Refleksi untuk Jiwa-jiwa yang Sedang Diuji
Dalam kehidupan modern, kita mungkin tidak lagi disiksa secara fisik seperti Bilal. Namun ujian iman hadir dalam bentuk yang lebih halus: tekanan pekerjaan, kesepian, kehilangan makna, atau godaan dunia yang menyesatkan.
Ketika semua terasa berat, ingatlah Bilal — seorang manusia sederhana yang tetap tegak di tengah badai karena hatinya terikat pada Allah semata.
Ujian bukan untuk melemahkan kita, melainkan untuk menyingkap seberapa dalam iman yang kita miliki.

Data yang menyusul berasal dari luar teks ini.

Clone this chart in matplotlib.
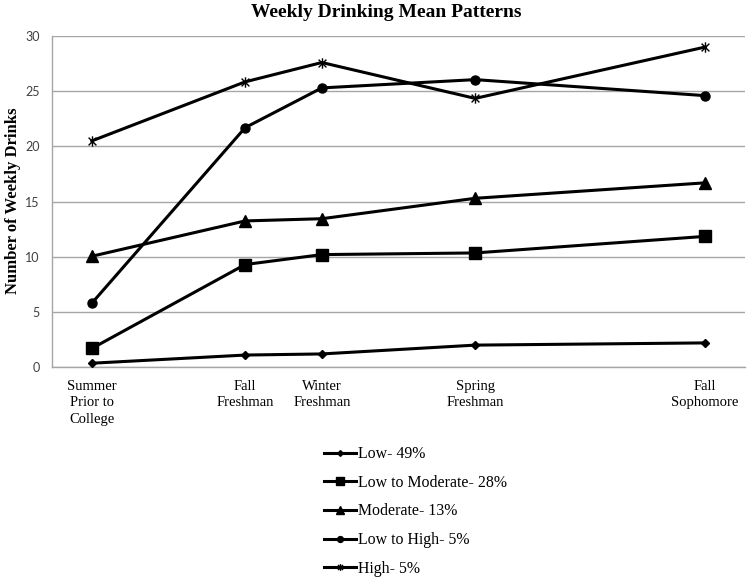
import matplotlib
matplotlib.use('Agg')
from matplotlib import pyplot as plt
from matplotlib.path import Path

# time points (spacing follows the original axis)
waves = [0, 2, 3, 5, 8]
wave_labels = ['Summer\nPrior to\nCollege', 'Fall\nFreshman', 'Winter\nFreshman',
               'Spring\nFreshman', 'Fall\nSophomore']

low = [0.36, 1.1, 1.2, 2.0, 2.2]
low_mod = [1.7, 9.3, 10.2, 10.35, 11.85]
moderate = [10.05, 13.25, 13.45, 15.3, 16.7]
low_high = [5.8, 21.7, 25.3, 26.05, 24.6]
high = [20.5, 25.85, 27.6, 24.35, 29.0]

names = ['Low- 49%', 'Low to Moderate- 28%', 'Moderate- 13%', 'Low to High- 5%', 'High- 5%']

star = Path([(0, -1), (0, 1), (-0.75, -0.75), (0.75, 0.75), (-0.75, 0.75), (0.75, -0.75)],
            [Path.MOVETO, Path.LINETO, Path.MOVETO, Path.LINETO, Path.MOVETO, Path.LINETO])

estilos = [('D', 4.5), ('s', 8), ('^', 8.5), ('o', 6.5), (star, 7.5)]
series = [low, low_mod, moderate, low_high, high]

serif = 'Liberation Serif'

fig = plt.figure(figsize=(7.5, 5.81), dpi=100)
ax = fig.add_axes([0.0693, 0.368, 0.924, 0.570])

linhas = []
for dados, nome, (mk, ms) in zip(series, names, estilos):
    l, = ax.plot(waves, dados, color='black', lw=2.2, marker=mk, markersize=ms,
                 markeredgewidth=1.0, markerfacecolor='black', markeredgecolor='black',
                 label=nome, clip_on=False, zorder=3)
    linhas.append(l)

ax.set_xlim(-0.52, 8.52)
ax.set_ylim(0, 30)
ax.set_yticks(range(0, 31, 5))
ax.set_xticks(waves)
ax.set_xticklabels(wave_labels, fontfamily=serif, fontsize=10.5, linespacing=1.35, va='top')
ax.tick_params(axis='x', length=0, pad=9)
ax.tick_params(axis='y', length=0, pad=9, labelsize=9, labelcolor='#404040')
for t in ax.get_yticklabels():
    t.set_fontfamily('Lato')
ax.grid(axis='y', color='#a6a6a6', lw=1)
ax.set_axisbelow(True)
for s in ['top', 'right']:
    ax.spines[s].set_visible(False)
for s in ['left', 'bottom']:
    ax.spines[s].set_color('#a6a6a6')
    ax.spines[s].set_linewidth(1)

# titulo do eixo y colocado na figura para nao cortar
fig.text(0.017, 0.654, 'Number of Weekly Drinks', rotation=90, ha='center', va='center',
         fontfamily=serif, fontweight='bold', fontsize=12)
fig.text(0.515, 0.979, 'Weekly Drinking Mean Patterns', ha='center', va='center',
         fontfamily=serif, fontweight='bold', fontsize=14)

leg = fig.legend(handles=linhas, loc='upper left', bbox_to_anchor=(0.424, 0.243),
                 frameon=False, prop={'family': serif, 'size': 11.4}, markerscale=0.65,
                 handlelength=2.0, handletextpad=0.1, labelspacing=0.8, borderaxespad=0)

plt.savefig('out.png', dpi=100)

Dan ketika hati mulai lelah, bisikkanlah dalam doa:
“Ahad… Ahad…”
Hanya Engkau, ya Allah, satu-satunya tempat aku bergantung.
Penutup
Kisah Bilal bin Rabah bukan sekadar kenangan masa lalu, tapi cermin kehidupan yang abadi. Ia mengingatkan kita bahwa di balik setiap ujian ada peluang untuk naik derajat, dan di balik setiap kesakitan ada kesempatan untuk lebih dekat dengan Allah.
Semoga hati kita menjadi seteguh Bilal — tidak gentar pada ujian, tidak goyah oleh dunia, dan selalu mengumandangkan keesaan Allah dalam setiap langkah hidup.
“Dan sesungguhnya Allah beserta orang-orang yang sabar.”